__Stated problem__
Without the pictures, set down every line of the data exactly.

__Recorded information__

** Start **

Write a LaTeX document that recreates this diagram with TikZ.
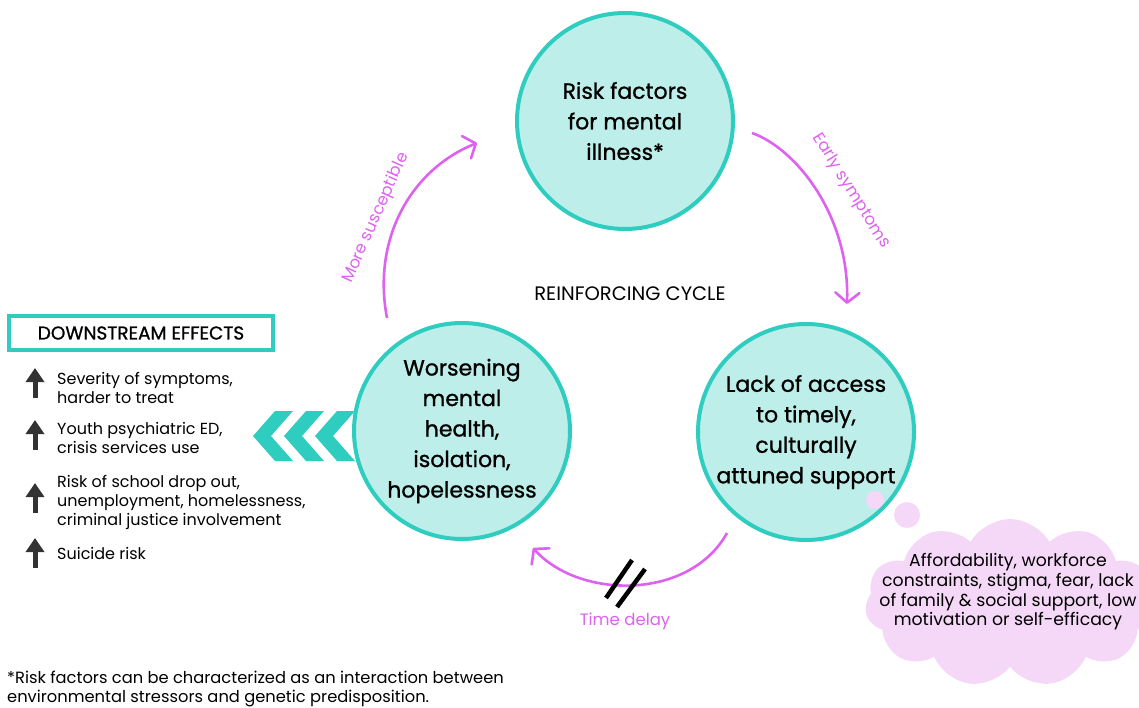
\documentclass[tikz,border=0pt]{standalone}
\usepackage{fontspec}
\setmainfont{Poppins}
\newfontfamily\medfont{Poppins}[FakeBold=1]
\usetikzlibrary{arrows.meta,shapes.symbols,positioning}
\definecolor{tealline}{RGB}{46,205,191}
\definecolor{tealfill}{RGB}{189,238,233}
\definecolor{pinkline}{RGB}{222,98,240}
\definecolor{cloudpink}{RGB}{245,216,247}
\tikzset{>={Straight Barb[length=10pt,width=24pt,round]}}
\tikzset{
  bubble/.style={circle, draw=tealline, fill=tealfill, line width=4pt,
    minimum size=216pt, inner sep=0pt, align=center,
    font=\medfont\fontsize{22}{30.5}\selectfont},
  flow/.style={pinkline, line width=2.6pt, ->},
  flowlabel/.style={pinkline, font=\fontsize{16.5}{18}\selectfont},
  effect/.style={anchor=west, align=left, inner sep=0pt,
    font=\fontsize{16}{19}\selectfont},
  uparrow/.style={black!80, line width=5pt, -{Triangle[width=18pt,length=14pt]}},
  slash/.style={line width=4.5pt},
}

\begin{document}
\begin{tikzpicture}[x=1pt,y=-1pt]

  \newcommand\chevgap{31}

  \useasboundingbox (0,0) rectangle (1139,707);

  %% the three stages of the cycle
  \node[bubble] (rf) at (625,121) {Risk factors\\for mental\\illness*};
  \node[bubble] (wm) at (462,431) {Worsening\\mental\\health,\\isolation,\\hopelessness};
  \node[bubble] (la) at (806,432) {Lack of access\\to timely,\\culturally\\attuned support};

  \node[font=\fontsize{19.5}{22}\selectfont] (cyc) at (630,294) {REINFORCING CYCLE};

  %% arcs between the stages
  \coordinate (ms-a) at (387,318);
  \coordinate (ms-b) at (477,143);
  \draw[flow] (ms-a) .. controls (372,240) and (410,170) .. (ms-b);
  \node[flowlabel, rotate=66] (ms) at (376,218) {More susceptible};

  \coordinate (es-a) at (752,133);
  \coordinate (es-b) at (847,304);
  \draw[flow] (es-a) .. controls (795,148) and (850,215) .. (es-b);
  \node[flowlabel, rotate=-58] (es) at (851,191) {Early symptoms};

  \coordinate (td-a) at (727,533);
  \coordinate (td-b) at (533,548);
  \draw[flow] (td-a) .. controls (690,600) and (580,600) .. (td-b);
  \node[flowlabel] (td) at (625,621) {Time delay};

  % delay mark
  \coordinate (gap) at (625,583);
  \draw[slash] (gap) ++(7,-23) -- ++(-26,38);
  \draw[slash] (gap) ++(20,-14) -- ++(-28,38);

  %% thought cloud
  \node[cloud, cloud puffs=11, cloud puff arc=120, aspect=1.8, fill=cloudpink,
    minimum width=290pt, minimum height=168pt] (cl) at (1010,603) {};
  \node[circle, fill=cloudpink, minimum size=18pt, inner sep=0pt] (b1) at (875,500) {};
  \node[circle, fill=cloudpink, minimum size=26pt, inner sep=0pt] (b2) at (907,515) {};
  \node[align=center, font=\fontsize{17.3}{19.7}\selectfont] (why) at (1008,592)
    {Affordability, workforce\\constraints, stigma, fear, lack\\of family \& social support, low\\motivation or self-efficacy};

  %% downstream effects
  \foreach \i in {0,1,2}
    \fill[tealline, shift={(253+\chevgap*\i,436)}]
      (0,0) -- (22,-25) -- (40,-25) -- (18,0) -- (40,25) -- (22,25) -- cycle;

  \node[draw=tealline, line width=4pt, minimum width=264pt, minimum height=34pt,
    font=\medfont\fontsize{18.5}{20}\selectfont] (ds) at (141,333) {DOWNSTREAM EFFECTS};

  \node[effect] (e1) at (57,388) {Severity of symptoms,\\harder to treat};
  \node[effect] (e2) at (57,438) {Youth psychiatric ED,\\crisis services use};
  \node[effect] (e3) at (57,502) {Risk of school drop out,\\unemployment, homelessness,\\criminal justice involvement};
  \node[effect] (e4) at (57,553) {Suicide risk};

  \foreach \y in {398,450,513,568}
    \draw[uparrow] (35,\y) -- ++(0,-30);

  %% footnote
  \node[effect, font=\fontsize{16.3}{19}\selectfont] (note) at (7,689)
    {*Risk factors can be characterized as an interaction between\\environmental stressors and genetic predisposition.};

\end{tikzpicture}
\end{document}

** End **

__Answer to the exercise__
Write a LaTeX document that recreates this diagram with TikZ.
\documentclass[tikz,border=0pt]{standalone}
\usepackage{fontspec}
\setmainfont{Poppins}
\newfontfamily\medfont{Poppins}[FakeBold=1]
\usetikzlibrary{arrows.meta,shapes.symbols,positioning}
\definecolor{tealline}{RGB}{46,205,191}
\definecolor{tealfill}{RGB}{189,238,233}
\definecolor{pinkline}{RGB}{222,98,240}
\definecolor{cloudpink}{RGB}{245,216,247}
\tikzset{>={Straight Barb[length=10pt,width=24pt,round]}}
\tikzset{
  bubble/.style={circle, draw=tealline, fill=tealfill, line width=4pt,
    minimum size=216pt, inner sep=0pt, align=center,
    font=\medfont\fontsize{22}{30.5}\selectfont},
  flow/.style={pinkline, line width=2.6pt, ->},
  flowlabel/.style={pinkline, font=\fontsize{16.5}{18}\selectfont},
  effect/.style={anchor=west, align=left, inner sep=0pt,
    font=\fontsize{16}{19}\selectfont},
  uparrow/.style={black!80, line width=5pt, -{Triangle[width=18pt,length=14pt]}},
  slash/.style={line width=4.5pt},
}

\begin{document}
\begin{tikzpicture}[x=1pt,y=-1pt]

  \newcommand\chevgap{31}

  \useasboundingbox (0,0) rectangle (1139,707);

  %% the three stages of the cycle
  \node[bubble] (rf) at (625,121) {Risk factors\\for mental\\illness*};
  \node[bubble] (wm) at (462,431) {Worsening\\mental\\health,\\isolation,\\hopelessness};
  \node[bubble] (la) at (806,432) {Lack of access\\to timely,\\culturally\\attuned support};

  \node[font=\fontsize{19.5}{22}\selectfont] (cyc) at (630,294) {REINFORCING CYCLE};

  %% arcs between the stages
  \coordinate (ms-a) at (387,318);
  \coordinate (ms-b) at (477,143);
  \draw[flow] (ms-a) .. controls (372,240) and (410,170) .. (ms-b);
  \node[flowlabel, rotate=66] (ms) at (376,218) {More susceptible};

  \coordinate (es-a) at (752,133);
  \coordinate (es-b) at (847,304);
  \draw[flow] (es-a) .. controls (795,148) and (850,215) .. (es-b);
  \node[flowlabel, rotate=-58] (es) at (851,191) {Early symptoms};

  \coordinate (td-a) at (727,533);
  \coordinate (td-b) at (533,548);
  \draw[flow] (td-a) .. controls (690,600) and (580,600) .. (td-b);
  \node[flowlabel] (td) at (625,621) {Time delay};

  % delay mark
  \coordinate (gap) at (625,583);
  \draw[slash] (gap) ++(7,-23) -- ++(-26,38);
  \draw[slash] (gap) ++(20,-14) -- ++(-28,38);

  %% thought cloud
  \node[cloud, cloud puffs=11, cloud puff arc=120, aspect=1.8, fill=cloudpink,
    minimum width=290pt, minimum height=168pt] (cl) at (1010,603) {};
  \node[circle, fill=cloudpink, minimum size=18pt, inner sep=0pt] (b1) at (875,500) {};
  \node[circle, fill=cloudpink, minimum size=26pt, inner sep=0pt] (b2) at (907,515) {};
  \node[align=center, font=\fontsize{17.3}{19.7}\selectfont] (why) at (1008,592)
    {Affordability, workforce\\constraints, stigma, fear, lack\\of family \& social support, low\\motivation or self-efficacy};

  %% downstream effects
  \foreach \i in {0,1,2}
    \fill[tealline, shift={(253+\chevgap*\i,436)}]
      (0,0) -- (22,-25) -- (40,-25) -- (18,0) -- (40,25) -- (22,25) -- cycle;

  \node[draw=tealline, line width=4pt, minimum width=264pt, minimum height=34pt,
    font=\medfont\fontsize{18.5}{20}\selectfont] (ds) at (141,333) {DOWNSTREAM EFFECTS};

  \node[effect] (e1) at (57,388) {Severity of symptoms,\\harder to treat};
  \node[effect] (e2) at (57,438) {Youth psychiatric ED,\\crisis services use};
  \node[effect] (e3) at (57,502) {Risk of school drop out,\\unemployment, homelessness,\\criminal justice involvement};
  \node[effect] (e4) at (57,553) {Suicide risk};

  \foreach \y in {398,450,513,568}
    \draw[uparrow] (35,\y) -- ++(0,-30);

  %% footnote
  \node[effect, font=\fontsize{16.3}{19}\selectfont] (note) at (7,689)
    {*Risk factors can be characterized as an interaction between\\environmental stressors and genetic predisposition.};

\end{tikzpicture}
\end{document}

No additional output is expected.